Directions — Nothing in the data should change when you return it, but leave the pictures out.

Dataset extract —

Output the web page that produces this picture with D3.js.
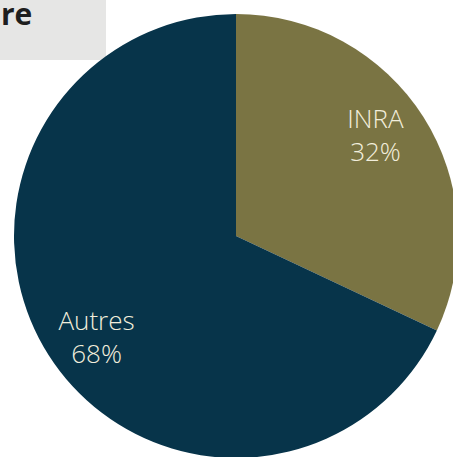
<!DOCTYPE html>
<html>
<head>
<meta charset="utf-8">
<script src="https://cdn.jsdelivr.net/npm/d3@7"></script>
<style>
  body { margin: 0; background: #fff; }
</style>
</head>
<body>
<div id="chart"></div>
<script>
// data
var labels = ["INRA", "Autres"];
var values = [32, 68];
var colors = ["#7a7443", "#07344a"];

var w = 453;
var h = 457;
var cx = 236, cy = 236, r = 222;

var svg = d3.select("#chart")
    .append("svg")
    .attr("width", w)
    .attr("height", h);

// grey title box (title cut off on the left)
svg.append("rect")
    .attr("x", 0)
    .attr("y", 0)
    .attr("width", 106)
    .attr("height", 60)
    .style("fill", "#e6e6e5");

svg.append("text")
    .attr("x", 1)
    .attr("y", 25)
    .style("font-family", "Open Sans, sans-serif")
    .style("font-weight", "bold")
    .style("font-size", "30px")
    .style("fill", "#1e1e1e")
    .text("re");

var pie = d3.pie().sort(null).value(function(d){ return d; });
var arc = d3.arc().innerRadius(0).outerRadius(r);

var g = svg.append("g")
    .attr("transform", "translate(" + cx + "," + cy + ")");

var arcs = pie(values);

g.selectAll("path")
    .data(arcs)
    .enter()
    .append("path")
    .attr("d", arc)
    .style("fill", function(d, i){ return colors[i]; });

// labels near the slice mid-angle, nudged a little anticlockwise
var lr = r * 0.775;
function labelPos(d) {
    var a = (d.startAngle + d.endAngle) / 2 - 0.06;
    return [Math.sin(a) * lr, -Math.cos(a) * lr];
}

var lab = g.selectAll(".lab")
    .data(arcs)
    .enter()
    .append("text")
    .attr("class", "lab")
    .attr("transform", function(d){ return "translate(" + labelPos(d) + ")"; })
    .attr("text-anchor", "middle")
    .style("font-family", "Open Sans, sans-serif")
    .style("font-weight", "300")
    .style("font-size", "26px")
    .style("fill", "#f2eedc");

lab.append("tspan")
    .attr("x", 0)
    .attr("dy", -7)
    .text(function(d, i){ return labels[i]; });

lab.append("tspan")
    .attr("x", 0)
    .attr("dy", 33)
    .text(function(d, i){ return values[i] + "%"; });
</script>
</body>
</html>
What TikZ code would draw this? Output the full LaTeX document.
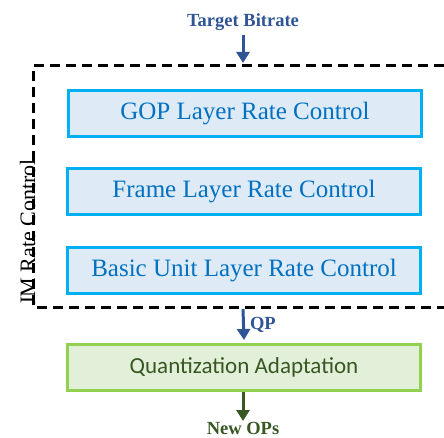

Response to this task —
Output the web page that produces this picture with D3.js.
<!DOCTYPE html>
<html>
<head>
<meta charset="utf-8">
<script src="https://cdn.jsdelivr.net/npm/d3@7"></script>
<style>
  body { margin: 0; background: #fff; }
</style>
</head>
<body>
<div id="chart"></div>
<script>
// data
var labels = ["INRA", "Autres"];
var values = [32, 68];
var colors = ["#7a7443", "#07344a"];

var w = 453;
var h = 457;
var cx = 236, cy = 236, r = 222;

var svg = d3.select("#chart")
    .append("svg")
    .attr("width", w)
    .attr("height", h);

// grey title box (title cut off on the left)
svg.append("rect")
    .attr("x", 0)
    .attr("y", 0)
    .attr("width", 106)
    .attr("height", 60)
    .style("fill", "#e6e6e5");

svg.append("text")
    .attr("x", 1)
    .attr("y", 25)
    .style("font-family", "Open Sans, sans-serif")
    .style("font-weight", "bold")
    .style("font-size", "30px")
    .style("fill", "#1e1e1e")
    .text("re");

var pie = d3.pie().sort(null).value(function(d){ return d; });
var arc = d3.arc().innerRadius(0).outerRadius(r);

var g = svg.append("g")
    .attr("transform", "translate(" + cx + "," + cy + ")");

var arcs = pie(values);

g.selectAll("path")
    .data(arcs)
    .enter()
    .append("path")
    .attr("d", arc)
    .style("fill", function(d, i){ return colors[i]; });

// labels near the slice mid-angle, nudged a little anticlockwise
var lr = r * 0.775;
function labelPos(d) {
    var a = (d.startAngle + d.endAngle) / 2 - 0.06;
    return [Math.sin(a) * lr, -Math.cos(a) * lr];
}

var lab = g.selectAll(".lab")
    .data(arcs)
    .enter()
    .append("text")
    .attr("class", "lab")
    .attr("transform", function(d){ return "translate(" + labelPos(d) + ")"; })
    .attr("text-anchor", "middle")
    .style("font-family", "Open Sans, sans-serif")
    .style("font-weight", "300")
    .style("font-size", "26px")
    .style("fill", "#f2eedc");

lab.append("tspan")
    .attr("x", 0)
    .attr("dy", -7)
    .text(function(d, i){ return labels[i]; });

lab.append("tspan")
    .attr("x", 0)
    .attr("dy", 33)
    .text(function(d, i){ return values[i] + "%"; });
</script>
</body>
</html>
What TikZ code would draw this? Output the full LaTeX document.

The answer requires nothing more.